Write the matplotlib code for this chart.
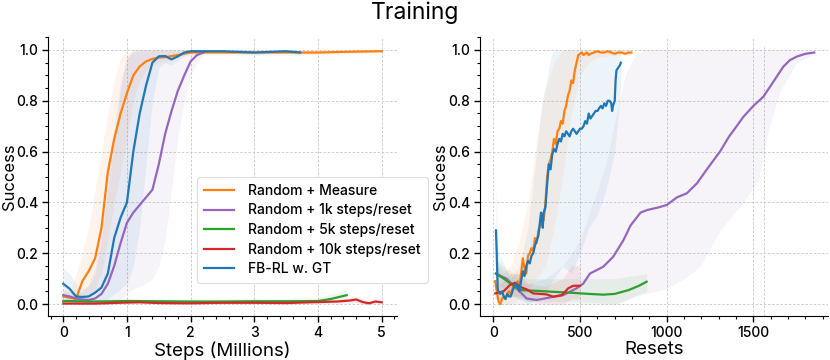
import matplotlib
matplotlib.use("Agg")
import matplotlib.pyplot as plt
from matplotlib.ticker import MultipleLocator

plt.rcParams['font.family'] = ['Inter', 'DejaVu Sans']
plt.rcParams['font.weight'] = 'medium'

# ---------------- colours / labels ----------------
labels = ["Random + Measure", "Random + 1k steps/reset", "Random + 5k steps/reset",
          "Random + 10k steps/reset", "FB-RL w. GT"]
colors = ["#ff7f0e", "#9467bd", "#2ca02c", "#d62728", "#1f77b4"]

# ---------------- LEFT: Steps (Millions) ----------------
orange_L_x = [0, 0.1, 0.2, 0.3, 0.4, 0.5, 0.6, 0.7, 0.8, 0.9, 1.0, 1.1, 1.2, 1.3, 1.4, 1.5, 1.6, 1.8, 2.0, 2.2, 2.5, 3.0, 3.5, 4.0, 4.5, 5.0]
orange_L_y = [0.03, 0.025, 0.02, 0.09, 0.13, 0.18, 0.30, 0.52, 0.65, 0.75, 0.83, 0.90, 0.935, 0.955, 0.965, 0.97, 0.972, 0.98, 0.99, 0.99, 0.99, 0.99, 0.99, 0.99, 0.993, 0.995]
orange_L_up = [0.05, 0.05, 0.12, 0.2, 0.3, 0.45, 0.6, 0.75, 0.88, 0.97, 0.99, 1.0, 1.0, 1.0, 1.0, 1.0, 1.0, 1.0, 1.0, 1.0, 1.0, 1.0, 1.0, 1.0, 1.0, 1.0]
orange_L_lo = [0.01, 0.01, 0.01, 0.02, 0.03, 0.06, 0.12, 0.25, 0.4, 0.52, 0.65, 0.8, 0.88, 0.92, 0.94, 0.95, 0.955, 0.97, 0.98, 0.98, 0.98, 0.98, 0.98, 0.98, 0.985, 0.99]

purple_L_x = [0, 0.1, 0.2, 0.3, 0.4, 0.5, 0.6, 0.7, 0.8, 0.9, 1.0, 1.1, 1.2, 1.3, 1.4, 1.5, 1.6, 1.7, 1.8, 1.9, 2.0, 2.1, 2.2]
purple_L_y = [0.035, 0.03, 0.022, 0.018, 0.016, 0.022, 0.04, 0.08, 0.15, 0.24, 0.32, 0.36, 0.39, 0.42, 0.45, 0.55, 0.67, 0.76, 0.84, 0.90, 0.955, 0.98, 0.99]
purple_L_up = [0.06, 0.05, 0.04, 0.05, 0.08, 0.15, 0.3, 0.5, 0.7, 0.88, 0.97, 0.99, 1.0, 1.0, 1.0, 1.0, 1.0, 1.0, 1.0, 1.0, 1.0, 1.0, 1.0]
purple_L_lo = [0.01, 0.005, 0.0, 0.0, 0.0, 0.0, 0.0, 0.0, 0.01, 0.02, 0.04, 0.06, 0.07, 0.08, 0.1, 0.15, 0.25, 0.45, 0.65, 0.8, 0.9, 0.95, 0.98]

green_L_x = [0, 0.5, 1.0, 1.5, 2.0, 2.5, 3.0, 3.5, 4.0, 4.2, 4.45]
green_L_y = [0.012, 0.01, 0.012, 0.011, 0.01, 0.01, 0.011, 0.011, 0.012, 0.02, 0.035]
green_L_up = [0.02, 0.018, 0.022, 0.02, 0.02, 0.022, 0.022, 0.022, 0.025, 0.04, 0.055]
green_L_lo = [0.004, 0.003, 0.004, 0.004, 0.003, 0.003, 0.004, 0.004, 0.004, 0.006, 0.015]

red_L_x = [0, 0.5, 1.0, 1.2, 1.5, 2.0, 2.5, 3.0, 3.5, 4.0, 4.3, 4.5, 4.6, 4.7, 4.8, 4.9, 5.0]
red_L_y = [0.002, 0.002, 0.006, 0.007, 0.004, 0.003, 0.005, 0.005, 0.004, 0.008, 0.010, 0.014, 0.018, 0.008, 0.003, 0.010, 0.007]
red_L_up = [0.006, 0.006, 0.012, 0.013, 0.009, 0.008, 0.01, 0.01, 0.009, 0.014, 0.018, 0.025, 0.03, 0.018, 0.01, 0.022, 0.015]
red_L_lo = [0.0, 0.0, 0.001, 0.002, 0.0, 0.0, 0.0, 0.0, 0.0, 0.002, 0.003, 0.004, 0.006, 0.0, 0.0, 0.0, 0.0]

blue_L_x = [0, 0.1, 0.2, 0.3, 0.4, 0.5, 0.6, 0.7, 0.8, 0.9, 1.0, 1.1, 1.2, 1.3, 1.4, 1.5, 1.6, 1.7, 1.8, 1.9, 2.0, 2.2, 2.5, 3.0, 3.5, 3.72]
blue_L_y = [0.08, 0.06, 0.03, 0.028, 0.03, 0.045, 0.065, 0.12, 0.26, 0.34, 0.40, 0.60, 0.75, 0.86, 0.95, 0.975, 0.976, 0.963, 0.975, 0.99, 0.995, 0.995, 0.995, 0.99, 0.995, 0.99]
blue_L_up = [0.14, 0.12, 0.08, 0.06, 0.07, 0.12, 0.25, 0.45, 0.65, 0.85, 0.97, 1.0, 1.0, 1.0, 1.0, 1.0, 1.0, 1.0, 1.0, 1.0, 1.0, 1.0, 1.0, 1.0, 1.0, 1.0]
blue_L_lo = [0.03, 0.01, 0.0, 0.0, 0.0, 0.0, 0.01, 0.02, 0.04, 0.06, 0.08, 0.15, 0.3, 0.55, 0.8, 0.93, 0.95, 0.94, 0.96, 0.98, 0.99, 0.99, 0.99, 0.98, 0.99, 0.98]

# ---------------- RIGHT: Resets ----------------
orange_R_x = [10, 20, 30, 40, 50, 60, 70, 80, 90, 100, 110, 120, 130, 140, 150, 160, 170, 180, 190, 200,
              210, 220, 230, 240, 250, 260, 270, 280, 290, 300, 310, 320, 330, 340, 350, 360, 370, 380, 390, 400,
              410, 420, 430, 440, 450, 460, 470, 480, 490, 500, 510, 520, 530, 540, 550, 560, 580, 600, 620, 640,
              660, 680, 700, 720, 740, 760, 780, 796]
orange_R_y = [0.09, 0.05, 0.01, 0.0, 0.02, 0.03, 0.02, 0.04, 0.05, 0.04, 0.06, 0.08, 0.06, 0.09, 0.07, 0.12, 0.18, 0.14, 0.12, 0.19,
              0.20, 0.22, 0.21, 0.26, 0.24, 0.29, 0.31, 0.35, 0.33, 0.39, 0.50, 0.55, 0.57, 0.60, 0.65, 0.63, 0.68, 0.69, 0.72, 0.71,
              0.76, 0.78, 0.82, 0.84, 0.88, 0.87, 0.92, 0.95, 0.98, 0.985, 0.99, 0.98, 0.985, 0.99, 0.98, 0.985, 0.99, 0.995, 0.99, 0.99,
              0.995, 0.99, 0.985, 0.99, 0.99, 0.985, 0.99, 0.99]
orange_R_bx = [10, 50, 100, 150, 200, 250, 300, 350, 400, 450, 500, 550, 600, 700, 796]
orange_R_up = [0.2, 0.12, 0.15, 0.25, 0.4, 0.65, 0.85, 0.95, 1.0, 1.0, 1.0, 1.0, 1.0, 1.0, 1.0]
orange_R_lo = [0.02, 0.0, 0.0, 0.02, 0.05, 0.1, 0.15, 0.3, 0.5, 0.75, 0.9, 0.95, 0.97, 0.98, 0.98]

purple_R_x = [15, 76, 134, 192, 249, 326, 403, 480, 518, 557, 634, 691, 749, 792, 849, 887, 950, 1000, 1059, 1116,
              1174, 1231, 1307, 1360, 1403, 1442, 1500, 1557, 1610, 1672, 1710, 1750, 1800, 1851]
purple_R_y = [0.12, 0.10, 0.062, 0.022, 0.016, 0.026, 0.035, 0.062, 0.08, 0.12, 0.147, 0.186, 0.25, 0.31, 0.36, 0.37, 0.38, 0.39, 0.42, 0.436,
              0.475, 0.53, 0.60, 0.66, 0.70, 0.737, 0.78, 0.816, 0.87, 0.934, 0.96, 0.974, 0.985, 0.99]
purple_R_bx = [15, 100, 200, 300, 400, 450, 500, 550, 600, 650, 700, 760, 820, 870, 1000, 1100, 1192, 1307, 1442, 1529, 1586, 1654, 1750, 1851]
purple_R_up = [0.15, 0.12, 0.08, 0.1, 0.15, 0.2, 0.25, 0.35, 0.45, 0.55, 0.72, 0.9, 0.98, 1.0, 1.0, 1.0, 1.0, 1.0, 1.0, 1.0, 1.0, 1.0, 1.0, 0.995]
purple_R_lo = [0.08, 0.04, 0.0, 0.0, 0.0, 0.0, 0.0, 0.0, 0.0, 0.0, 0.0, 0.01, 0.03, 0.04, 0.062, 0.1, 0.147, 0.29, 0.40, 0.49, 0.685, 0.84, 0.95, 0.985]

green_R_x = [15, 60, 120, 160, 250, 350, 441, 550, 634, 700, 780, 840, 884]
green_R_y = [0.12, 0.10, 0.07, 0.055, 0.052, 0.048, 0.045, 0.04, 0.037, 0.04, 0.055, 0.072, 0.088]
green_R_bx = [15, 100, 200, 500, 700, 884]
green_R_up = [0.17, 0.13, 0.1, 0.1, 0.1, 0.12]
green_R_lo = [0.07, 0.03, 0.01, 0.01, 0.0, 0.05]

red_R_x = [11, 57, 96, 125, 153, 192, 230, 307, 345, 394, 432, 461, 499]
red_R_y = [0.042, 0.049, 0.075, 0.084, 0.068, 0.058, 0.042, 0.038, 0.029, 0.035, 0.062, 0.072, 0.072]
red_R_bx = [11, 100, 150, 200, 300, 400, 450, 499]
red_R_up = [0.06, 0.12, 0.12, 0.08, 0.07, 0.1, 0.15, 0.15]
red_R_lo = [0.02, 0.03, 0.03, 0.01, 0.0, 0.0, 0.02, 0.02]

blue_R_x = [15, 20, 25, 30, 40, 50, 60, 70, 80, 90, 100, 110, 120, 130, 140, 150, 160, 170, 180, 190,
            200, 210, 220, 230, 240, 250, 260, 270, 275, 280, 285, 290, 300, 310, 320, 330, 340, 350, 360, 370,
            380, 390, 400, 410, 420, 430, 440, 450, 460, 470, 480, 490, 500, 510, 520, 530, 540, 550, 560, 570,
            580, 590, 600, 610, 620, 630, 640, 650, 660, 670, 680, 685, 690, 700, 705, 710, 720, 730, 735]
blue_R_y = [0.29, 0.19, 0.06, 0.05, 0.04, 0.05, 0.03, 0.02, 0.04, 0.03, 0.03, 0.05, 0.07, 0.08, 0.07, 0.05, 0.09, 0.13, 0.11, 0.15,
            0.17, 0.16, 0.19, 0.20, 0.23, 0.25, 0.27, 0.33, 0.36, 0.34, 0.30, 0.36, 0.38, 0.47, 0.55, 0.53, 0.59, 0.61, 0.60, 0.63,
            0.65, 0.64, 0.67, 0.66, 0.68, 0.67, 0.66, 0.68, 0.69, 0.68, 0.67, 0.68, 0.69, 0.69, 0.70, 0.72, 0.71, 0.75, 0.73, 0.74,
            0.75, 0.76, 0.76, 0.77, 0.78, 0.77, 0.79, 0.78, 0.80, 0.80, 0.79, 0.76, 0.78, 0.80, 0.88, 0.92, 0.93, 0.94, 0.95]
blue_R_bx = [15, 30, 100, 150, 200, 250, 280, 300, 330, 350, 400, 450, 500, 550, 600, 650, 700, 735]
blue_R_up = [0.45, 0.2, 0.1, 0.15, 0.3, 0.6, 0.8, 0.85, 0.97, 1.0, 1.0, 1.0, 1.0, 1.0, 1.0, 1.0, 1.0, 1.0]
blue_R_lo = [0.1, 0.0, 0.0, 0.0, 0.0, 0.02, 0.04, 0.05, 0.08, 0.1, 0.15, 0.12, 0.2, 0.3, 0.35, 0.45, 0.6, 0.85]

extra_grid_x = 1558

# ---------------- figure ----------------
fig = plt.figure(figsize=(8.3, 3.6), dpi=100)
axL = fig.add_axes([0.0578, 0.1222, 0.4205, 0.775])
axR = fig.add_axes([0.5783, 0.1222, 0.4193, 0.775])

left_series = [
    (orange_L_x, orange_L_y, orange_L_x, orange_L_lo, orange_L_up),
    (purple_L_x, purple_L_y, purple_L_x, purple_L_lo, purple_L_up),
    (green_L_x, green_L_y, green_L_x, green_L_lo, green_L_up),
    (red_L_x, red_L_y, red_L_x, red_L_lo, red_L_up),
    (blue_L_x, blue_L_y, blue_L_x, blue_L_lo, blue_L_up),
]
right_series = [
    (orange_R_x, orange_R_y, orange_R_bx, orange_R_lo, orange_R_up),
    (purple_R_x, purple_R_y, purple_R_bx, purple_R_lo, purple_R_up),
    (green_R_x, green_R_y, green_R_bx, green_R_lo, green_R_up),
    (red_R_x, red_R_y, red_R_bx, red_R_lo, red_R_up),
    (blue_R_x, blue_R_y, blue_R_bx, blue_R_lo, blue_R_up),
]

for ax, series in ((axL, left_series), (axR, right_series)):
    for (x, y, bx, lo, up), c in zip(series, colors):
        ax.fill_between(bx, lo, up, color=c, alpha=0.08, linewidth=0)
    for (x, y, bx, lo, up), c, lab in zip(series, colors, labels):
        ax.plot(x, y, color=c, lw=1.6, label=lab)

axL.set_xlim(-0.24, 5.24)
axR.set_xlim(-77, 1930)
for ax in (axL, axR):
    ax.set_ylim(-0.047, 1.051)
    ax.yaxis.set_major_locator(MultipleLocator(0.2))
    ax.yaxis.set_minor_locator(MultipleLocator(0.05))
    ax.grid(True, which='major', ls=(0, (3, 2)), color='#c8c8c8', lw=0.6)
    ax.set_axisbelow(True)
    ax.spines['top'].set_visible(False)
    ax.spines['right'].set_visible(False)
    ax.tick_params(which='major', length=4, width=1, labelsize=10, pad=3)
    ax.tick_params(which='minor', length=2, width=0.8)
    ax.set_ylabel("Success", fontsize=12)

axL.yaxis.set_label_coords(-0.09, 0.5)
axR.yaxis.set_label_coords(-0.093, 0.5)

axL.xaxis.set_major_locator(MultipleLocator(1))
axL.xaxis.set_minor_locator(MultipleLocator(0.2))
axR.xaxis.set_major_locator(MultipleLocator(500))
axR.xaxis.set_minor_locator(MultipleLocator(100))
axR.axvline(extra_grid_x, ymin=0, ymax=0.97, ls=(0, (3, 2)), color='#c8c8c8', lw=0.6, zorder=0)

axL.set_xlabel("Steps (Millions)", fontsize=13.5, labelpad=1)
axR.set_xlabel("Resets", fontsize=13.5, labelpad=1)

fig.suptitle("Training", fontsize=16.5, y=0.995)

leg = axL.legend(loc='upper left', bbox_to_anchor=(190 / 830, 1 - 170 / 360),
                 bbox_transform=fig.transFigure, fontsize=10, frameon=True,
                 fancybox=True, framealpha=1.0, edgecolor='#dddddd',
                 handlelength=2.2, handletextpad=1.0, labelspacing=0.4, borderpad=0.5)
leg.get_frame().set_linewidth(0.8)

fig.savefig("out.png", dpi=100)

────────

# Problem requirements
Exactly as written, please give again the lines from the beginning of the listing through the line containing "0.98, 0.985, 0.99]", inclusive, without any pictures.

# The response
Write the matplotlib code for this chart.
import matplotlib
matplotlib.use("Agg")
import matplotlib.pyplot as plt
from matplotlib.ticker import MultipleLocator

plt.rcParams['font.family'] = ['Inter', 'DejaVu Sans']
plt.rcParams['font.weight'] = 'medium'

# ---------------- colours / labels ----------------
labels = ["Random + Measure", "Random + 1k steps/reset", "Random + 5k steps/reset",
          "Random + 10k steps/reset", "FB-RL w. GT"]
colors = ["#ff7f0e", "#9467bd", "#2ca02c", "#d62728", "#1f77b4"]

# ---------------- LEFT: Steps (Millions) ----------------
orange_L_x = [0, 0.1, 0.2, 0.3, 0.4, 0.5, 0.6, 0.7, 0.8, 0.9, 1.0, 1.1, 1.2, 1.3, 1.4, 1.5, 1.6, 1.8, 2.0, 2.2, 2.5, 3.0, 3.5, 4.0, 4.5, 5.0]
orange_L_y = [0.03, 0.025, 0.02, 0.09, 0.13, 0.18, 0.30, 0.52, 0.65, 0.75, 0.83, 0.90, 0.935, 0.955, 0.965, 0.97, 0.972, 0.98, 0.99, 0.99, 0.99, 0.99, 0.99, 0.99, 0.993, 0.995]
orange_L_up = [0.05, 0.05, 0.12, 0.2, 0.3, 0.45, 0.6, 0.75, 0.88, 0.97, 0.99, 1.0, 1.0, 1.0, 1.0, 1.0, 1.0, 1.0, 1.0, 1.0, 1.0, 1.0, 1.0, 1.0, 1.0, 1.0]
orange_L_lo = [0.01, 0.01, 0.01, 0.02, 0.03, 0.06, 0.12, 0.25, 0.4, 0.52, 0.65, 0.8, 0.88, 0.92, 0.94, 0.95, 0.955, 0.97, 0.98, 0.98, 0.98, 0.98, 0.98, 0.98, 0.985, 0.99]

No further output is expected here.